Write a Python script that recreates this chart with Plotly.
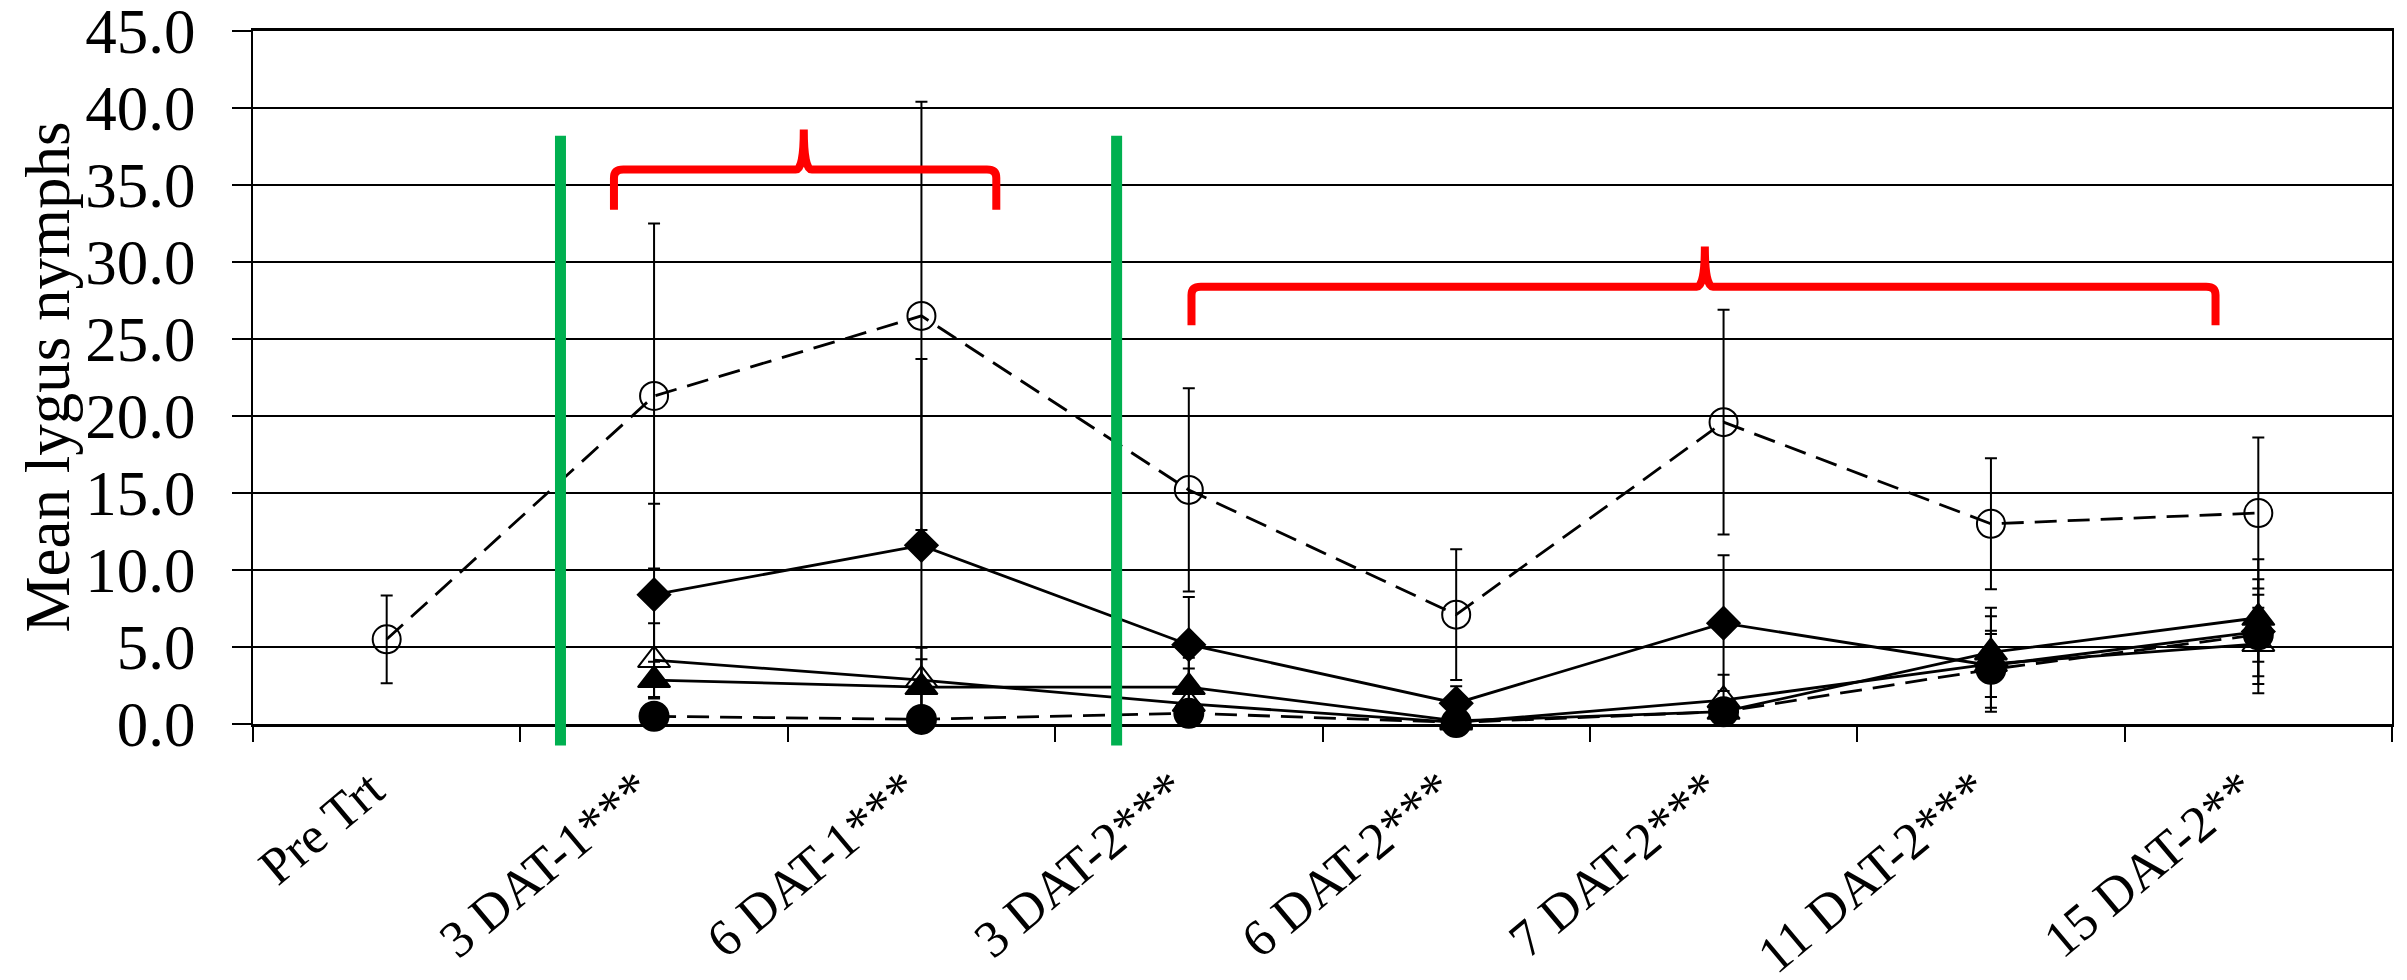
import plotly.graph_objects as go

# ---------------- data ----------------
categories = ["Pre Trt", "3 DAT-1***", "6 DAT-1***", "3 DAT-2***",
              "6 DAT-2***", "7 DAT-2***", "11 DAT-2***", "15 DAT-2**"]

open_circle = [5.5, 21.3, 26.5, 15.2, 7.1, 19.6, 13.0, 13.7]
open_circle_err = [2.85, 11.2, 13.9, 6.6, 4.25, 7.3, 4.25, 4.9]

diamond = [None, 8.4, 11.6, 5.15, 1.35, 6.55, 3.8, 6.0]
diamond_err = [None, 5.9, 12.1, 3.1, 1.1, 4.4, 2.05, 3.4]

open_triangle = [None, 4.15, 2.85, 1.3, 0.1, 1.55, 3.9, 5.2]
open_triangle_err = [None, 2.4, 2.1, 2.3, 0.3, 1.65, 3.1, 3.2]

filled_triangle = [None, 2.85, 2.4, 2.4, 0.2, 0.8, 4.65, 6.9]
filled_triangle_err = [None, 1.2, 1.8, 1.9, 0.3, 0.6, 2.9, 3.8]

filled_circle = [None, 0.5, 0.3, 0.7, 0.1, 0.8, 3.55, 5.8]
filled_circle_err = [None, 0.4, 0.3, 0.5, 0.2, 0.5, 2.5, 1.75]

y_ticks = [0, 5, 10, 15, 20, 25, 30, 35, 40, 45]
y_title = "Mean lygus nymphs"

# treatment markers (x in category units, y in data units)
green_lines_x = [0.65, 2.73]
green_line_y = (-1.4, 38.2)
braces = [  # x_left, x_mid, x_right, y_end, y_bar, y_peak
    (0.85, 1.56, 2.28, 33.4, 36.0, 38.6),
    (3.01, 4.93, 6.84, 25.9, 28.4, 31.0),
]

# ---------------- figure ----------------
FONT = "Liberation Serif"
Y_MIN, Y_MAX = 0, 45
x = list(range(len(categories)))


def err_arrays(vals, errs):
    plus = [e if e is not None else 0 for e in errs]
    minus = [min(e, v) if (e is not None and v is not None) else 0
             for v, e in zip(vals, errs)]
    return plus, minus


series = [
    (open_circle, open_circle_err, "circle-open", 28, "22px,11px"),
    (diamond, diamond_err, "diamond", 25, "solid"),
    (open_triangle, open_triangle_err, "triangle-up-open", 28, "solid"),
    (filled_triangle, filled_triangle_err, "triangle-up", 28, "solid"),
    (filled_circle, filled_circle_err, "circle", 29, "22px,11px"),
]

fig = go.Figure()
for vals, errs, sym, size, dash in series:
    plus, minus = err_arrays(vals, errs)
    fig.add_trace(go.Scatter(
        x=x, y=vals, mode="lines+markers",
        line=dict(color="black", width=2.8, dash=dash),
        marker=dict(symbol=sym, size=size, color="black",
                    line=dict(color="black", width=2)),
        error_y=dict(type="data", symmetric=False, array=plus, arrayminus=minus,
                     color="black", thickness=2, width=6),
        cliponaxis=False, showlegend=False,
    ))

shapes = []
for gx in green_lines_x:
    shapes.append(dict(
        type="line", xref="x", yref="paper", layer="above",
        x0=gx, x1=gx,
        y0=(green_line_y[0] - Y_MIN) / (Y_MAX - Y_MIN),
        y1=(green_line_y[1] - Y_MIN) / (Y_MAX - Y_MIN),
        line=dict(color="#00B050", width=11),
    ))

for xl, xm, xr, ye, yb, yp in braces:
    dx = 0.035   # corner size (x units)
    dy = 0.55    # corner size (y units)
    dm = 0.03
    path = (f"M{xl},{ye} L{xl},{yb - dy} Q{xl},{yb} {xl + dx},{yb} "
            f"L{xm - dm},{yb} Q{xm},{yb} {xm},{yp} "
            f"Q{xm},{yb} {xm + dm},{yb} "
            f"L{xr - dx},{yb} Q{xr},{yb} {xr},{yb - dy} L{xr},{ye}")
    shapes.append(dict(type="path", xref="x", yref="y", path=path, layer="above",
                       line=dict(color="#FF0000", width=8)))

fig.update_layout(
    width=2407, height=980,
    margin=dict(l=245, r=23, t=23, b=264, autoexpand=False),
    paper_bgcolor="white", plot_bgcolor="white",
    font=dict(family=FONT, color="black"),
    shapes=shapes,
    annotations=[dict(
        text=y_title, xref="paper", yref="paper", x=0, y=0.5,
        xanchor="center", yanchor="middle", xshift=-206, textangle=-90,
        showarrow=False, font=dict(family=FONT, size=63, color="black"),
    )],
    xaxis=dict(
        range=[-0.5, len(categories) - 0.5], automargin=False,
        tickmode="array", tickvals=x, ticktext=categories,
        tickangle=-40, ticks="", showgrid=False, zeroline=False,
        tickfont=dict(family=FONT, size=52, color="black"),
        showline=True, linecolor="black", linewidth=2.5, mirror=True,
        minor=dict(tick0=-0.5, dtick=1, ticks="outside", ticklen=15,
                   tickwidth=2, tickcolor="black", showgrid=False),
        ticklabelstandoff=12, ticklabelshift=-16,
    ),
    yaxis=dict(
        range=[Y_MIN, Y_MAX], tickmode="array", tickvals=y_ticks,
        tickformat=".1f", automargin=False,
        ticks="outside", ticklen=19, tickwidth=2, tickcolor="black",
        showgrid=True, gridcolor="black", gridwidth=2, zeroline=False,
        showline=True, linecolor="black", linewidth=2, mirror=True,
        tickfont=dict(family=FONT, size=63, color="black"),
        ticklabelstandoff=24, ticklabeloverflow="allow",
    ),
)

fig.write_html("out.html")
----------
Repeat the lines exactly as they stand, from the opening line of the data through the line with "open_circle_err = [2.85, 11.2, 13.9, 6.6, 4.25, 7.3, 4.25, 4.9]". Pictures stay out of the copy.

COMPLETED TASK:
Write a Python script that recreates this chart with Plotly.
import plotly.graph_objects as go

# ---------------- data ----------------
categories = ["Pre Trt", "3 DAT-1***", "6 DAT-1***", "3 DAT-2***",
              "6 DAT-2***", "7 DAT-2***", "11 DAT-2***", "15 DAT-2**"]

open_circle = [5.5, 21.3, 26.5, 15.2, 7.1, 19.6, 13.0, 13.7]
open_circle_err = [2.85, 11.2, 13.9, 6.6, 4.25, 7.3, 4.25, 4.9]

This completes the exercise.